Play rehearsals are not limited to Broadway Rose for Theissen, who is currently directing Rodgers and Hammerstein’s “Cinderella” that will be performed in March at LOJH.

For his acting job in “Band Geeks,” there is an element of familiarity for Theissen as he was cast opposite Amy Jo Halliday, who plays the school principal and was Anna the governess to his King in the Broadway Rose production of “The King and I” in the summer of 2010.

“We had not met before ‘The King and I,’” Theissen said. “But ever since, we have sort of led parallel lives. We’re close to the same age, and we have done other shows together. This is the kind of theater I want to do and to work with people I know and love who are just as passionate about theater as I am.”

Halliday said of Theissen, “It’s great to work with Joe again. We’ve done ‘Cats,’ ‘The King and I’ and ‘Legally Blonde.’ Most of my scenes in this play are with Joe — he’s fabulous.

“I think so highly of Joe. I admire all of his work, and he is such a good friend. When we see each other on stage, we can’t help but smile. I would do every show with him if I could.”

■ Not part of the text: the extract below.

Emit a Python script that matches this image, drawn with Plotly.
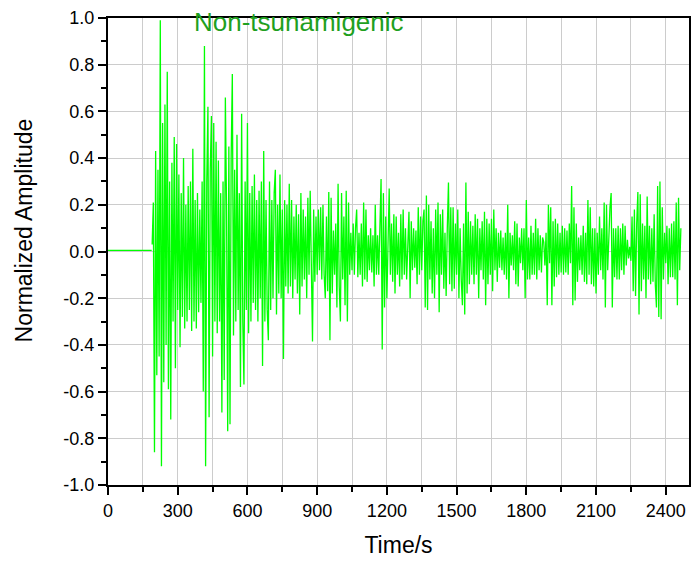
import plotly.graph_objects as go

# ---------------- data ----------------
pre_event_time = [0, 95, 188]
pre_event_amp = [0.005, 0.004, 0.005]

event_start_s = 190
sample_step_s = 5

burst_amp = [
    0.03, 0.21, -0.86, 0.43, -0.53, 0.35, -0.45, 0.99, -0.92, 0.55,
    -0.56, 0.63, -0.40, 0.77, -0.59, 0.30, -0.72, 0.38, -0.30, 0.49,
    -0.50, 0.46, -0.25, 0.33, -0.41, 0.25, -0.28, 0.40, -0.33, 0.20,
    -0.30, 0.28, -0.25, 0.30, -0.34, 0.44, -0.30, 0.22, -0.33, 0.25,
    -0.26, 0.18, -0.22, 0.30, -0.60, 0.88, -0.92, 0.30, 0.62, -0.71,
    0.35, 0.58, -0.45, 0.55, -0.30, 0.47, -0.35, 0.39, -0.30, 0.25,
    -0.69, 0.30, -0.55, 0.66, 0.20, -0.77, 0.45, -0.74, 0.40, 0.76,
    -0.36, 0.35, -0.30, 0.50, -0.25, 0.25, -0.58, 0.59, -0.30, -0.57,
    0.30, -0.25, 0.55, -0.35, 0.25, -0.30, 0.28, -0.22, 0.33, -0.25,
    0.22, -0.30, 0.26, -0.20, 0.30, -0.49, 0.43, -0.30, 0.22, -0.25,
]

coda_early_amp = [
    -0.38, 0.30, -0.25, 0.22, -0.20, 0.25, 0.35, -0.27, 0.20, -0.18,
    0.33, -0.20, 0.18, -0.46, 0.22, -0.15, 0.20, -0.18, 0.29, -0.15,
    0.22, -0.20, 0.15, -0.12, 0.20, -0.18, 0.16, -0.27, 0.25, -0.15,
    0.18, -0.12, 0.15, -0.20, 0.23, -0.10, 0.26, -0.15, -0.385, 0.18,
    -0.13, 0.15, -0.10, 0.18, -0.08, 0.19, -0.12, 0.20, -0.10, -0.20,
    0.15, -0.17, 0.255, -0.38, 0.23, -0.18, 0.09, -0.10, 0.12, -0.24,
    0.29, -0.15, -0.30, 0.25, -0.12, 0.15, -0.23, 0.26, -0.30, 0.21,
    -0.10, 0.08, -0.08, 0.12, -0.10, 0.10, 0.18, -0.11, 0.08, -0.10,
    0.12, -0.15, 0.21, -0.12, 0.18, -0.13, 0.07, -0.08, 0.10, -0.09,
    0.07, -0.15, 0.20, -0.10, 0.07, -0.10, 0.12, 0.31, -0.42, 0.25,
]

coda_mid_amp = [
    -0.24, 0.15, -0.20, 0.10, 0.27, -0.10, 0.12, -0.13, 0.16, -0.18,
    0.15, -0.10, 0.08, -0.15, 0.16, -0.12, 0.18, -0.10, 0.10, -0.12,
    0.08, 0.17, -0.20, 0.13, -0.08, 0.10, -0.07, 0.09, -0.14, 0.19,
    -0.10, 0.15, -0.08, 0.13, 0.18, -0.24, 0.24, -0.25, 0.20, -0.12,
    0.13, -0.18, 0.10, -0.20, 0.18, -0.10, 0.21, -0.26, 0.16, -0.10,
    0.18, -0.16, 0.08, -0.19, 0.10, 0.295, -0.14, 0.19, -0.17, 0.19,
    -0.16, 0.12, -0.10, 0.18, -0.20, 0.10, -0.12, -0.23, 0.12, -0.27,
    0.295, -0.18, 0.17, -0.14, 0.13, -0.10, 0.11, -0.14, 0.16, -0.10,
    0.14, -0.20, 0.10, -0.08, 0.13, -0.12, 0.17, -0.23, 0.14, -0.14,
    0.12, -0.10, 0.14, -0.17, 0.18, -0.08, 0.10, -0.13, 0.08, -0.07,
]

coda_late_amp = [
    0.09, -0.08, 0.06, -0.10, 0.08, -0.12, 0.20, -0.20, 0.08, -0.06,
    0.07, -0.08, 0.13, -0.14, 0.12, -0.15, 0.06, -0.05, 0.10, -0.08,
    0.10, -0.20, 0.22, -0.12, 0.06, -0.12, 0.11, -0.10, 0.08, -0.10,
    0.14, -0.12, 0.10, -0.08, 0.07, -0.09, 0.06, 0.04, -0.06, 0.08,
    -0.23, 0.20, -0.05, 0.19, -0.23, 0.13, -0.15, 0.14, -0.11, 0.12,
    -0.10, 0.08, -0.09, 0.11, -0.10, 0.10, -0.09, 0.09, -0.10, 0.12,
    -0.05, 0.28, -0.23, 0.19, -0.21, 0.12, -0.13, 0.06, -0.08, 0.07,
    -0.10, 0.11, -0.13, 0.08, -0.14, 0.22, -0.10, 0.19, -0.14, 0.10,
    -0.15, 0.10, -0.18, 0.08, -0.10, 0.15, -0.08, 0.10, -0.12, 0.21,
    -0.24, 0.20, -0.08, 0.10, 0.19, 0.25, -0.24, 0.10, -0.11, 0.10,
]

coda_tail_amp = [
    -0.12, 0.11, -0.12, 0.10, -0.08, 0.12, -0.10, 0.11, -0.06, 0.05,
    -0.03, 0.02, -0.04, 0.15, -0.17, 0.18, -0.19, 0.12, 0.255, -0.27,
    0.245, -0.17, 0.12, -0.12, 0.11, -0.20, 0.235, -0.12, 0.11, -0.14,
    0.10, -0.13, 0.16, -0.14, -0.24, 0.28, -0.28, 0.30, -0.29, 0.19,
    -0.12, 0.08, -0.05, 0.11, -0.14, 0.10, -0.11, 0.12, -0.11, 0.13,
    -0.12, 0.21, -0.23, 0.23, -0.08, 0.10,
]

x_tick_vals = [0, 300, 600, 900, 1200, 1500, 1800, 2100, 2400]
x_tick_text = ["0", "300", "600", "900", "1200", "1500", "1800", "2100", "2400"]
y_tick_vals = [-1.0, -0.8, -0.6, -0.4, -0.2, 0.0, 0.2, 0.4, 0.6, 0.8, 1.0]
y_tick_text = ["-1.0", "-0.8", "-0.6", "-0.4", "-0.2", "0.0", "0.2", "0.4", "0.6", "0.8", "1.0"]

event_amp = burst_amp + coda_early_amp + coda_mid_amp + coda_late_amp + coda_tail_amp

# ---------------- figure ----------------
FONT = "Liberation Sans, Arial, sans-serif"
GREEN = "#00ff00"

fig = go.Figure()
fig.add_trace(go.Scatter(
    x=pre_event_time, y=pre_event_amp, mode="lines",
    line=dict(color=GREEN, width=1.3), showlegend=False,
))
fig.add_trace(go.Scatter(
    y=event_amp, x0=event_start_s, dx=sample_step_s, mode="lines",
    line=dict(color=GREEN, width=1.3), showlegend=False,
))

axis_common = dict(
    showline=True, linecolor="black", linewidth=2, mirror=True,
    ticks="outside", ticklen=8, tickwidth=2, tickcolor="black",
    showgrid=True, gridcolor="#cccccc", gridwidth=1, zeroline=False,
    tickfont=dict(family=FONT, size=18, color="black"),
)

fig.update_xaxes(
    range=[0, 2500], tickmode="array", tickvals=x_tick_vals, ticktext=x_tick_text,
    title=dict(text="Time/s", font=dict(family=FONT, size=23, color="black"), standoff=17),
    minor=dict(ticks="outside", ticklen=5, tickwidth=2, tickcolor="black",
               dtick=150, tick0=0, showgrid=True, gridcolor="#cccccc", gridwidth=1),
    **axis_common,
)
fig.update_yaxes(
    range=[-1.0, 1.0], tickmode="array", tickvals=y_tick_vals, ticktext=y_tick_text,
    minor=dict(ticks="outside", ticklen=5, tickwidth=2, tickcolor="black",
               dtick=0.1, tick0=0, showgrid=False),
    **axis_common,
)

# y-axis title (placed slightly above the plot centre, as in the original)
fig.add_annotation(
    text="Normalized Amplitude", xref="paper", yref="paper", x=-0.143, y=0.545,
    xanchor="center", yanchor="middle", textangle=-90, showarrow=False,
    font=dict(family=FONT, size=23, color="black"),
)

fig.add_annotation(
    text="Non-tsunamigenic", xref="paper", yref="paper", x=0.329, y=0.992,
    xanchor="center", yanchor="middle", showarrow=False,
    font=dict(family=FONT, size=26, color="#1fa01f"),
)

fig.update_layout(
    width=699, height=562,
    margin=dict(l=108, r=8, t=14, b=75),
    paper_bgcolor="white", plot_bgcolor="white",
    font=dict(family=FONT),
)

fig.write_html("out.html")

Theissen, who performs in two to five shows a year and did three in 2013, added, “It is wonderful to be able to pick the projects you want to do.”

He admitted that he is no longer a “young” actor, noting that in “Band Geeks,” except for Halliday, the other cast members are mostly in their early 20s. “I’m the oldest in the cast at 38,” he said. “I was in Broadway Rose’s production of ‘Cats’ with Amy Jo, and I looked around and realized I was one of the three or four oldest actors. ‘Cats’ was a young cast and so energetic and passionate.

“My favorite part of being in the theater is the diversity. I don’t play truly leading man roles — I do more character roles. It becomes total absorption to take on a role and add the costumes and props and hair — each layer reveals something new about a character.”

Another highlight of “Band Geeks” for Theissen is that in the show he is singing as himself and not as a different character with an accent or other affectation. “I only have one song to sing, and it is about teaching, which is perfect for me,” he said.

However, Theissen is a classically trained singer and considers himself a singer first and an actor second.

“I talk to people in town who consider me an actor first — and that is a huge compliment,” he said. “I am more confident on the stage than doing anything else. It’s wiring. I couldn’t sit in a cubicle all day, and I can’t sell anything.”

Theissen also has directed outside of school, including three shows with Lakewood Theatre Company over the past four years.

He currently does not have another show lined up after “Band Geeks” but predicted, “Spring at school will be very busy, and I usually do a summer show.”

Theissen was born and raised in Portland, took piano lessons and was active in the Wilson High School drama program before he graduated and went to Linfield College on a vocal scholarship, earning a degree in music theory.

He went on to get his teaching credentials at Concordia University while performing in various shows around Portland.

“I had put in an application to teach at Beaumont Middle School, and during the interview, the principal told me that a friend of hers had just gotten the job of principal at Lake Oswego Junior High, where they needed a drama teacher,” Theissen recalled.

“I drove directly from one interview to the other, and when I got home, I had a message from the Lake Oswego superintendent, and I was hired by the end of the day.”

Over the years, Theissen, who has an 11-year-old son, built up the school’s drama program, producing a no-cut musical in the winter and a smaller play in the spring.